Mr Graham said building 50 had earthquake safety and weathertight issues. It had minimal use.

"We have been through a feasibility study as to whether to fix it or not. It's more cost effective to remove the building because of all the issues around it.

"We manage asbestos if it's in good condition and it can stay that way indefinitely. If the condition deteriorates, we've got to do something about it."

Once the building is removed, the remaining concrete pad would be used as a native plant nursery.

The plants would be used towards the rejuvenation of the bush area around the village.

There were five asbestos contaminated spots at the village with a medium risk rating that were being removed by specialised contractors, including deposits in two gardens, a section of driveway, a deck and a piece of cladding at the Men's Shed.

The Village would remain open as usual during the works.

Tauranga City Council group communications adviser Rachel Schicker said the removal of the asbestos at the village, including the demolition of the building closed last year, would cost in the region of $70,000 to $75,000.

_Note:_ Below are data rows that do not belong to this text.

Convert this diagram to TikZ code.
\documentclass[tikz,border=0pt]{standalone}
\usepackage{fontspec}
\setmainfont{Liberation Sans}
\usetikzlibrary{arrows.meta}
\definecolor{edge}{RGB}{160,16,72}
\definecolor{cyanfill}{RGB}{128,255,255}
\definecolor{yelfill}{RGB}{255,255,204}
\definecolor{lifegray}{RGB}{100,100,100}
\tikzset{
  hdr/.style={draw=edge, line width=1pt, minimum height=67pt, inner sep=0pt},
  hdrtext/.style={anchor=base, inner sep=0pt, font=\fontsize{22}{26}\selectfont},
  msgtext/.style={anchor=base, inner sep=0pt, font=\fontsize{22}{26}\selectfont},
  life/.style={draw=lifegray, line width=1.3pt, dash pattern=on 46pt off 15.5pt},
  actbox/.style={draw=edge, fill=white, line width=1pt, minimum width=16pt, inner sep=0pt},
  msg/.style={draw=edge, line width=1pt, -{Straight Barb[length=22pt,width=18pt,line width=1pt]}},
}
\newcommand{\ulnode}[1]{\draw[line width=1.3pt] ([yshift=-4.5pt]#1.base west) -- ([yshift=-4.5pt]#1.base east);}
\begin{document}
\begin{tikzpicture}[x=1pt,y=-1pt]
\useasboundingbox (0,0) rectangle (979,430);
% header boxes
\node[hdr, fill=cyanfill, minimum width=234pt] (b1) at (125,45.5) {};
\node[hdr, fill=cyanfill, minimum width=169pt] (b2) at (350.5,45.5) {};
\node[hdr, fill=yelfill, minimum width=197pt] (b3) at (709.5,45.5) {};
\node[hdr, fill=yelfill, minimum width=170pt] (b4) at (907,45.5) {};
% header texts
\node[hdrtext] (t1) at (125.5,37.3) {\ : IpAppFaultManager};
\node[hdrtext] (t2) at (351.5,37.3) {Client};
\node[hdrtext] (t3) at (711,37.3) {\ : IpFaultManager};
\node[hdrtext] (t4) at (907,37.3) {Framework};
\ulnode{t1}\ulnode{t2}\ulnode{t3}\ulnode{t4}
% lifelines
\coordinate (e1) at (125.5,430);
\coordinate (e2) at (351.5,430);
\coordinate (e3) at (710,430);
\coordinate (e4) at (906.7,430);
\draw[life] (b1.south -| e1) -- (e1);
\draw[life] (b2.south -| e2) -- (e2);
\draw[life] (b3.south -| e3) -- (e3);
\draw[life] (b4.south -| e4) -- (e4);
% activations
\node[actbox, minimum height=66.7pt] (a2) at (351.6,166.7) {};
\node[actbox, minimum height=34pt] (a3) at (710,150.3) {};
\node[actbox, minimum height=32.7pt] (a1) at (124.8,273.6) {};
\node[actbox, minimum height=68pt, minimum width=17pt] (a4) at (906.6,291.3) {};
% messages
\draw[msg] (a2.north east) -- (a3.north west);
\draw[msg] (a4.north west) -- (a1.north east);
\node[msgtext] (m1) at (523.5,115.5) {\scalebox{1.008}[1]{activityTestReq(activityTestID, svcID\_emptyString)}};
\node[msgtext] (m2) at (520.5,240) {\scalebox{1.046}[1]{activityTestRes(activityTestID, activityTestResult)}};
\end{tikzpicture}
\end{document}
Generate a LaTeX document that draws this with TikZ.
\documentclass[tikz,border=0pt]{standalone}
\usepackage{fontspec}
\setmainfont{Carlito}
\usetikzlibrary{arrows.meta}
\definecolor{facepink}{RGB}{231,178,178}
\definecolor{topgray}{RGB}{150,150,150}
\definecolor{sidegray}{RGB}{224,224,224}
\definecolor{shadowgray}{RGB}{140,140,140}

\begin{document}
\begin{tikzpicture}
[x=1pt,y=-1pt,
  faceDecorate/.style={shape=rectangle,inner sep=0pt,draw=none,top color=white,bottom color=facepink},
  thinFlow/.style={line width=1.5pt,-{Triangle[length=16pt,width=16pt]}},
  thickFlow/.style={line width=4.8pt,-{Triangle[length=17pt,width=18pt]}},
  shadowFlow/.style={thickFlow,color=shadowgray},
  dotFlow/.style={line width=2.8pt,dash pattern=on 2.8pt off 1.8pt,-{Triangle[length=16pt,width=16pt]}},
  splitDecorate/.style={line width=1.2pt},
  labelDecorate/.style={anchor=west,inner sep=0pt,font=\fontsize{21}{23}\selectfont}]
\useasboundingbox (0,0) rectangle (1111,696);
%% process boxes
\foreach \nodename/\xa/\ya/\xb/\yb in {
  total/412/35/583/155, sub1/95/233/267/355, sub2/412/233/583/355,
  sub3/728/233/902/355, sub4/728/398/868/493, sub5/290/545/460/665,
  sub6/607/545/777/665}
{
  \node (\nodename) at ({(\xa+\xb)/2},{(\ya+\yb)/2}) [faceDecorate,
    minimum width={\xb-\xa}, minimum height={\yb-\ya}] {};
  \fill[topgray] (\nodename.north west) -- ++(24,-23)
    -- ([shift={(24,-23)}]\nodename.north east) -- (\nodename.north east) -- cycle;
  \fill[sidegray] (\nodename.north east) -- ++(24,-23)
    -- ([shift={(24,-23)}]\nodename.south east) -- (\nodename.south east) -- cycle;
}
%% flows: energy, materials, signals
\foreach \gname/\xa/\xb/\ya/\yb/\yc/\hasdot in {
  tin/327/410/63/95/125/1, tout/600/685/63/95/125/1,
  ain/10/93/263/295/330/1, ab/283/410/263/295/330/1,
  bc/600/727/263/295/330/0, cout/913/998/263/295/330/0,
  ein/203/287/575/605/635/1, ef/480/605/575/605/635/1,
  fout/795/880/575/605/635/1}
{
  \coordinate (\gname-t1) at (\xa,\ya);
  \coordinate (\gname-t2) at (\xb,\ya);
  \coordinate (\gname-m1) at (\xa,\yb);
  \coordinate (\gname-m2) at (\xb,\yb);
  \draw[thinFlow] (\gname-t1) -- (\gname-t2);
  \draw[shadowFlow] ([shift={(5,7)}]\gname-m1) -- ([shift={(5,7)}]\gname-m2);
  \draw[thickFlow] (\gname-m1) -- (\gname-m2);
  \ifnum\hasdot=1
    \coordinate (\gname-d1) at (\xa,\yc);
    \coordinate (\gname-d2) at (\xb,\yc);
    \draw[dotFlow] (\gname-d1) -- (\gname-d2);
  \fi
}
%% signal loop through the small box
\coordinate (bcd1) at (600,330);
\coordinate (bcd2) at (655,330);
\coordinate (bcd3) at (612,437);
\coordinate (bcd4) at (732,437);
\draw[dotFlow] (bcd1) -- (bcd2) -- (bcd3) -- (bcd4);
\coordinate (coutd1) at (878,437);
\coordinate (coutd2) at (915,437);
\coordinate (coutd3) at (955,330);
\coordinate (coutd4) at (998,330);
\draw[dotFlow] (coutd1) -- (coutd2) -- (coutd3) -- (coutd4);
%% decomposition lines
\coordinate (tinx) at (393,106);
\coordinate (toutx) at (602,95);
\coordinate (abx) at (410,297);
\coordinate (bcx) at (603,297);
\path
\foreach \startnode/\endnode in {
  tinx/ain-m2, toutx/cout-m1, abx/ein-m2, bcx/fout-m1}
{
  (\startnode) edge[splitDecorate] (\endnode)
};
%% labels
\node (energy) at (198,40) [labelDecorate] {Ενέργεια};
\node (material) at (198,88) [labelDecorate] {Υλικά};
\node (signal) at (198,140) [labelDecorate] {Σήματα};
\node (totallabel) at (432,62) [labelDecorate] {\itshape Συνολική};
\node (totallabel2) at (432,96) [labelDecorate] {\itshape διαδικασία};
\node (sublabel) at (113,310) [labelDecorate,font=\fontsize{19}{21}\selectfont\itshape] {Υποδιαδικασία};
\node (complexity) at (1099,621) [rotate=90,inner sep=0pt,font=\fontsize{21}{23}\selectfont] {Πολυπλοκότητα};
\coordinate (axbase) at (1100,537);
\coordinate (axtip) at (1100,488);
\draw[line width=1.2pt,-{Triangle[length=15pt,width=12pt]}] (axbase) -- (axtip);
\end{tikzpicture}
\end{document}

Ms Schicker said asbestos had been found in a number of council-owned buildings, sites and land that were identified as part of planned maintenance or refurbishment works.

"This is not uncommon as asbestos was in widespread use in New Zealand houses and commercial buildings up to the 1990s and poses no health or safety risk if undamaged.

"In all council-owned buildings where identified asbestos is damaged, deteriorating, friable or is a risk to human health, it is our policy to safely remove the material using approved contractors."

She said because of the age of the buildings in the Historic Village, the council knew there would be a high likelihood some would contain asbestos, so this area was surveyed as a priority.